A few years ago some researchers at the Future of Humanity institute explored what happens if you take distributions into account. It turns out that this makes a surprising difference and results in a substantial probability of no other intelligent life. No need for speculation about great filters, predatory civilisations, etc... . The paper is freely available on ArXiv: https://arxiv.org/pdf/1806.02404
If that time is a few hundred years, then very few happen to be functioning _now_ (in relativistic meaning) and very far away to have meaningful contact.
That being said, I agree. I read in a similar thread yesterday someone confused how this would be bad news rather than good news—that there are many other intelligent species indicates that such a filter either doesn't exist or is very easy to pass.
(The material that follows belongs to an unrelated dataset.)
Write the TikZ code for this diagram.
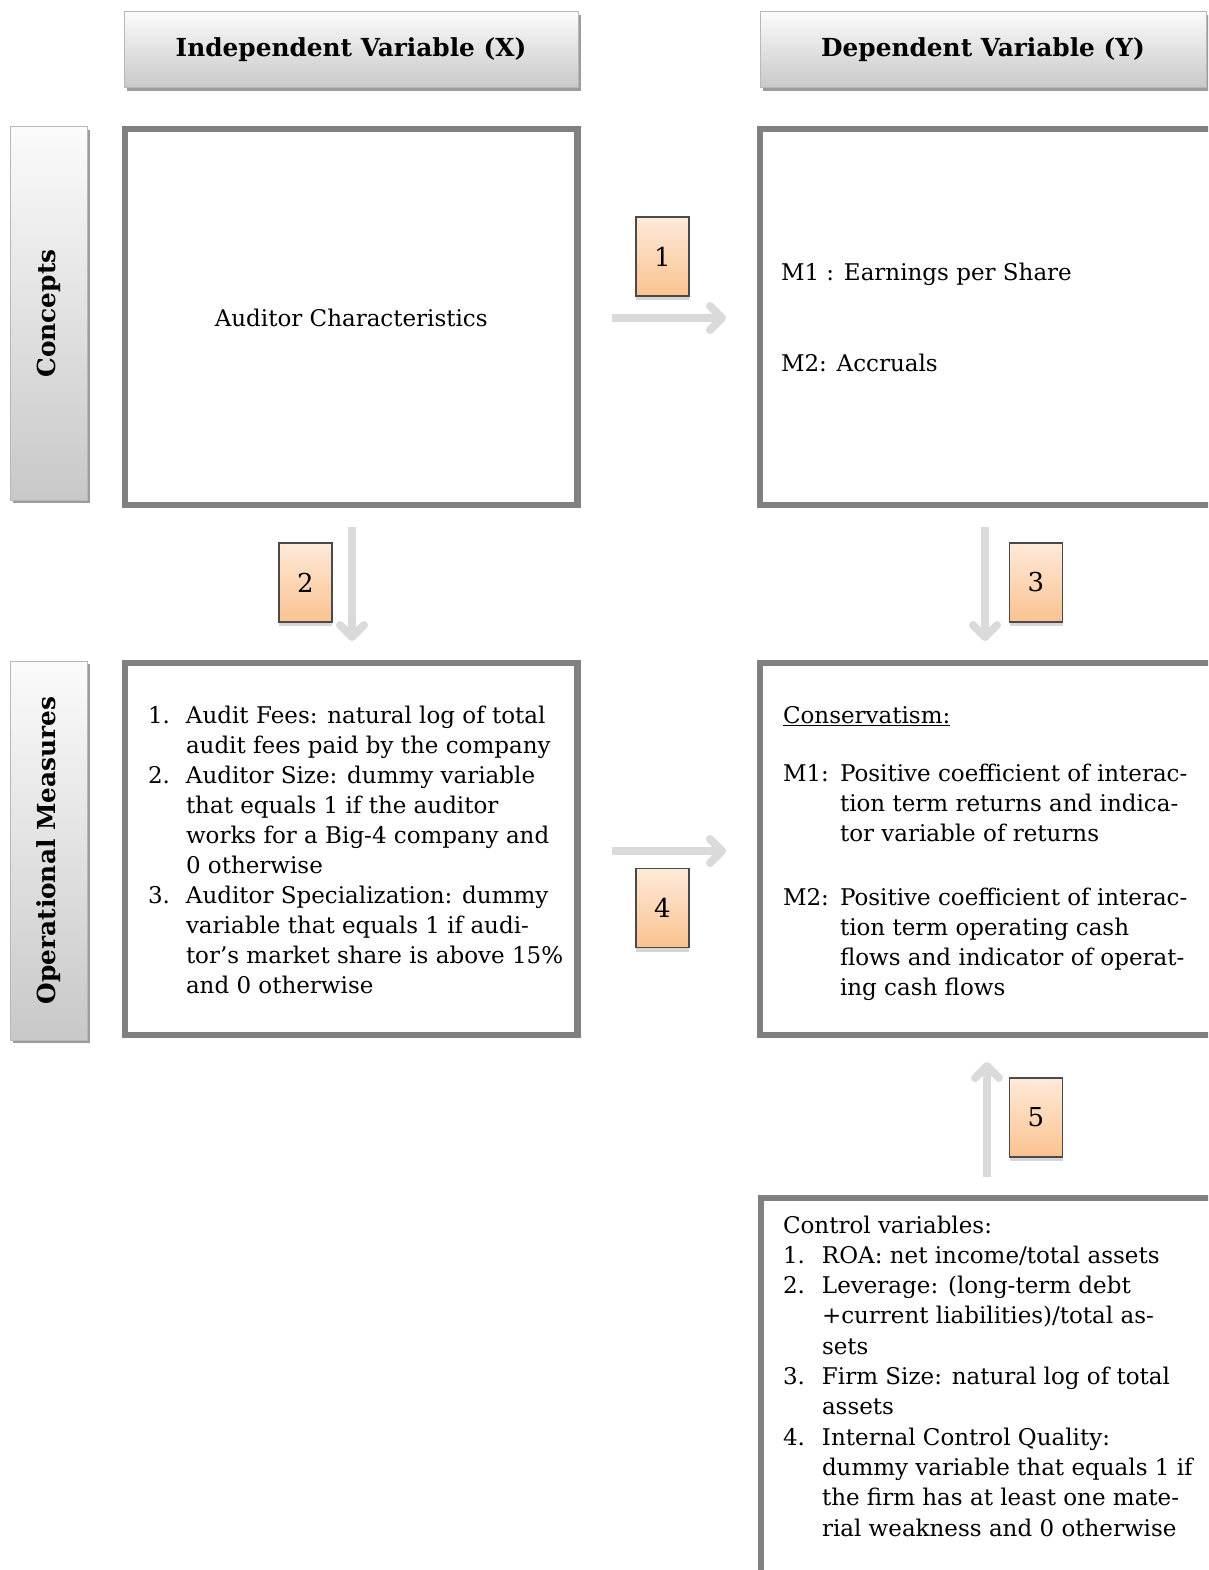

But, like your point does, I think it's important to recognize that such a "good news" position is predicated on the notion that we as a species are already past the Great Filter, rather than that we're still behind it and the others are ahead.
The older I get and the more I appreciate Just How Lucky we are to exist at all on our planet here, the more I favour the above thinking.
Failing that, you’d need thousands of optical interferometers larger than the Hubble spread across a distance wider than the Earth.
My math is below.
Note: I'm not an astronomer.
----
The angular resolution limit for a telescope is roughly the wavelength of the light it's sensitive to over the diameter.
If we want to sense things 10m across, with light at the shorter end of the visible spectrum (400 nm), we'd need a telescope with a diameter of about 1/4th of an AU (i.e. the distance from the earth to the sun), around 40 million kilometers.
More practically we could use a telescope array with this diameter, which could conveniently be in lot of orbits about 1 AU out. But the area is still a problem: assuming this 100m^2 object is as bright as it would be on earth under midday sun, it's going to be reflecting around 100 kw of energy. One of these photons has an energy of around 3 eV, so we're getting 2e23 of them a second. Unfortunately these spread out over a sphere with a surface area of 1e31 km^2 by the time they reach earth, meaning we see one every second if we have a telescope array with an area of 50 million square km.
Ok, so let's go kind of sci-fi and say we can build a 30 km diameter space telescope. It would be impressive (and unprecedented) but since it's floating in space and could be made of thin material you might be able to imagine it with today's technology and a lot of coordination. That gets us around 1000 square km! Now we just do it 50,000 more times.
Great, now we have 1 Hz of photons coming from each 100 m^2 patch of Alien Manhattan! I'm sure in the process of building 50k mega-projects we'll figure out a way to filter out the noise, and with a few years of integration we'll have a nice snapshot!